「自分でマネジメントすると決めたとき、大手のマネジメント会社に行かないことが重要でした」と彼女は、セルフタイトルのアルバム『BEYONCÉ』を宣伝していた2013年のインタビューで語っている。「マドンナの足跡をたどって、強力な存在になり、自分の帝国を持ちたいと思ったのです。そして、キャリアがここまで達した女性たちに、誰かと契約してお金や成功を分け合う必要はない──自分でやるのだと示したかったのです」
「クイーン・ベイ」は、ヘアケアブランドCécred、ウイスキー銘柄SirDavis、衣料ラインIvy Park(2024年に終了)など、セレブリティ向けで相性の良い複数の業界に事業を広げてきた。一方で、個人資産の大半は音楽に由来する。極めて価値の高い自らの権利を管理し、世界規模のツアーで巨額の収入を得ているためだ。
エンターテインメント業界のどのカテゴリーをみても、スタジアムを完売できるミュージシャンほど収益性の高い存在はほとんどいない。そしてパンデミック後の時代、アーティストはライブを「より多く、より大きく」する方向に舵を切り、スペクタクルを巨大化させ、ツアー終盤にドキュメンタリー映画を付け加えることも珍しくなくなった。
今年夏のCowboy Carter Tourのチケットは、約3時間にわたるビヨンセのパフォーマンスを見られることを保証するだけでなく、空飛ぶ車、(もちろんSirDavisを注ぐ)ロボットアーム、金色の機械仕掛けの雄牛、さらに夫や子どもたち、かつてのデスティニーズ・チャイルドのメンバーらのゲスト出演まで含んでいた。
こうした世界規模のプロダクションに組むことは、当然ながら巨大で(そしてコストのかかる)取り組みだ。Cowboy Carter Tourでは、350人超のクルー、セミトラック100台分の機材、そして都市間移動のために747型貨物機8機が必要だった。従来型のツアーであれば、この規模のショーは経済的に成り立たない。だがビヨンセは、新たな「ミニ・レジデンシー」モデル(少数の会場に数日間滞在し、複数回公演する方式)の先駆者の一人であり、米国と欧州のわずか9つのスタジアムを複数日押さえて、合計32公演を行った。

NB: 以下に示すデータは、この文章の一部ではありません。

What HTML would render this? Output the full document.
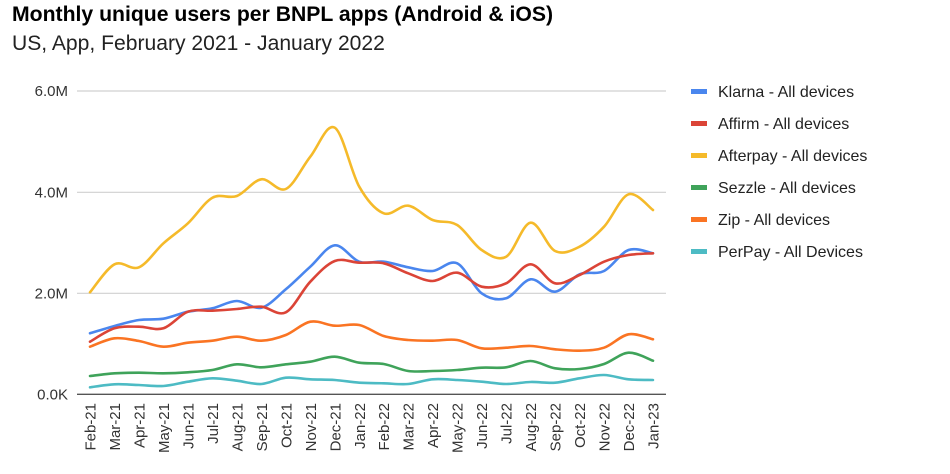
<!DOCTYPE html>
<html>
<head>
<meta charset="utf-8">
<style>
html,body{margin:0;padding:0;background:#fff;}
body{width:950px;height:474px;overflow:hidden;font-family:"Liberation Sans",Arial,sans-serif;}
svg{display:block;}
</style>
</head>
<body>
<svg id="c" width="950" height="474" viewBox="0 0 950 474" xmlns="http://www.w3.org/2000/svg" font-family="Liberation Sans, Arial, sans-serif">
  <text x="12" y="21" font-size="21.2" font-weight="bold" fill="#000">Monthly unique users per BNPL apps (Android &amp; iOS)</text>
  <text x="12" y="50" font-size="21.1" fill="#222">US, App, February 2021 - January 2022</text>

  <g stroke="#d0d0d0" stroke-width="1.2">
    <line x1="77" y1="91" x2="666" y2="91"/>
    <line x1="77" y1="192.3" x2="666" y2="192.3"/>
    <line x1="77" y1="293.3" x2="666" y2="293.3"/>
  </g>
  <g font-size="15" fill="#333" text-anchor="end">
    <text x="68" y="96">6.0M</text>
    <text x="68" y="197.3">4.0M</text>
    <text x="68" y="298.3">2.0M</text>
    <text x="68" y="399.5">0.0K</text>
  </g>

  <g id="series" fill="none" stroke-width="2.6" stroke-linejoin="round" stroke-linecap="round"></g>

  <line x1="77" y1="394.3" x2="666" y2="394.3" stroke="#555" stroke-width="1.3"/>

  <g id="xl" font-size="15" fill="#333" text-anchor="end"></g>

  <g font-size="16" fill="#222">
    <rect x="691" y="89" width="16" height="5" fill="#4A86EE"/>
    <text x="718" y="97">Klarna - All devices</text>
    <rect x="691" y="121" width="16" height="5" fill="#DB4437"/>
    <text x="718" y="129">Affirm - All devices</text>
    <rect x="691" y="153" width="16" height="5" fill="#F5BA2A"/>
    <text x="718" y="161">Afterpay - All devices</text>
    <rect x="691" y="185" width="16" height="5" fill="#3FA35A"/>
    <text x="718" y="193">Sezzle - All devices</text>
    <rect x="691" y="217" width="16" height="5" fill="#FA7423"/>
    <text x="718" y="225">Zip - All devices</text>
    <rect x="691" y="249" width="16" height="5" fill="#4DBBC4"/>
    <text x="718" y="257">PerPay - All Devices</text>
  </g>
</svg>
<script>
(function(){
  var NS="http://www.w3.org/2000/svg";
  var x0=90, dx=24.478;
  var labels=["Feb-21","Mar-21","Apr-21","May-21","Jun-21","Jul-21","Aug-21","Sep-21","Oct-21","Nov-21","Dec-21","Jan-22","Feb-22","Mar-22","Apr-22","May-22","Jun-22","Jul-22","Aug-22","Sep-22","Oct-22","Nov-22","Dec-22","Jan-23"];
  var series=[
    ["#4A86EE",[333.3,326,320,318.7,311.7,308.3,301,307.7,289.3,266.7,245.3,261.7,261.7,267.3,271,263.3,293.3,298.3,279.3,291.7,274.3,271,250,253.3]],
    ["#DB4437",[341.7,328.3,326.7,328.3,311.7,310.7,309,306.7,312.3,281.7,261,262.7,263.3,273.3,281,272.7,286.7,283.3,264.3,283.3,275,261.7,255,253.3]],
    ["#F5BA2A",[292.3,264.3,267.3,243.3,223.3,197.7,196,179.3,189,156.7,127.7,186.7,213.3,205.7,220,225,250,256.7,222.7,251,246.7,226.7,194.3,210]],
    ["#3FA35A",[376,373.3,372.7,373.3,372.3,370,364.3,367.3,364.3,361.7,356.7,362.7,364,371,371,370,367.7,367.3,361,368.3,369,364,352.7,360.7]],
    ["#FA7423",[346.7,338.3,341,346.7,342.7,340.7,336.7,340.7,335,321.7,325.7,325,336,340,340.7,340,348.3,347.7,346,349.3,350.7,347.7,334.3,339.3]],
    ["#4DBBC4",[387.3,384.3,385,386,381.7,378.3,380.7,384,377.7,379.3,380,382.7,383.3,384,379.3,380,381.7,384,382,382.7,378.3,375,379.3,380]]
  ];
  var g=document.getElementById("series");
  series.forEach(function(s){
    var ys=s[1], n=ys.length, pts=[];
    for(var i=0;i<n;i++) pts.push([x0+dx*i, ys[i]]);
    var d="M"+pts[0][0].toFixed(2)+","+pts[0][1].toFixed(2);
    for(var i=0;i<n-1;i++){
      var p0=pts[i>0?i-1:i], p1=pts[i], p2=pts[i+1], p3=pts[i+2<n?i+2:i+1];
      var t=1/6;
      var c1x=p1[0]+(p2[0]-p0[0])*t, c1y=p1[1]+(p2[1]-p0[1])*t;
      var c2x=p2[0]-(p3[0]-p1[0])*t, c2y=p2[1]-(p3[1]-p1[1])*t;
      d+=" C"+c1x.toFixed(2)+","+c1y.toFixed(2)+" "+c2x.toFixed(2)+","+c2y.toFixed(2)+" "+p2[0].toFixed(2)+","+p2[1].toFixed(2);
    }
    var p=document.createElementNS(NS,"path");
    p.setAttribute("d",d);
    p.setAttribute("stroke",s[0]);
    g.appendChild(p);
  });
  var xl=document.getElementById("xl");
  labels.forEach(function(l,i){
    var x=x0+dx*i+5.5, y=403;
    var t=document.createElementNS(NS,"text");
    t.setAttribute("x",x.toFixed(2));
    t.setAttribute("y",y);
    t.setAttribute("transform","rotate(-90 "+x.toFixed(2)+" "+y+")");
    t.textContent=l;
    xl.appendChild(t);
  });
})();
</script>
</body>
</html>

そしてテイラー・スウィフトのEras Tourと同様、ファンはこの豪華絢爛な体験のためなら長距離移動もいとわず、法外な価格を支払う意欲があることが証明された。
ライブ業界紙Pollstarによれば、Cowboy Carter Tourのチケット売上の合計は4億ドル(約625億円)超。さらにフォーブスの推計では、会場での物販は、追加で約5000万ドル(約78億1000万円)に達した。そしてParkwood Entertainmentがすべてを制作したことで、ビヨンセはより高い利益率を確保できている。ツアー収入に、音楽カタログからの収益と今年のスポンサー契約収入を合わせると、フォーブスは2025年の税引前収入を1億4800万ドル(約231億2600万円)と見積もっている。これにより彼女は世界で3番目に稼ぐミュージシャンとなった。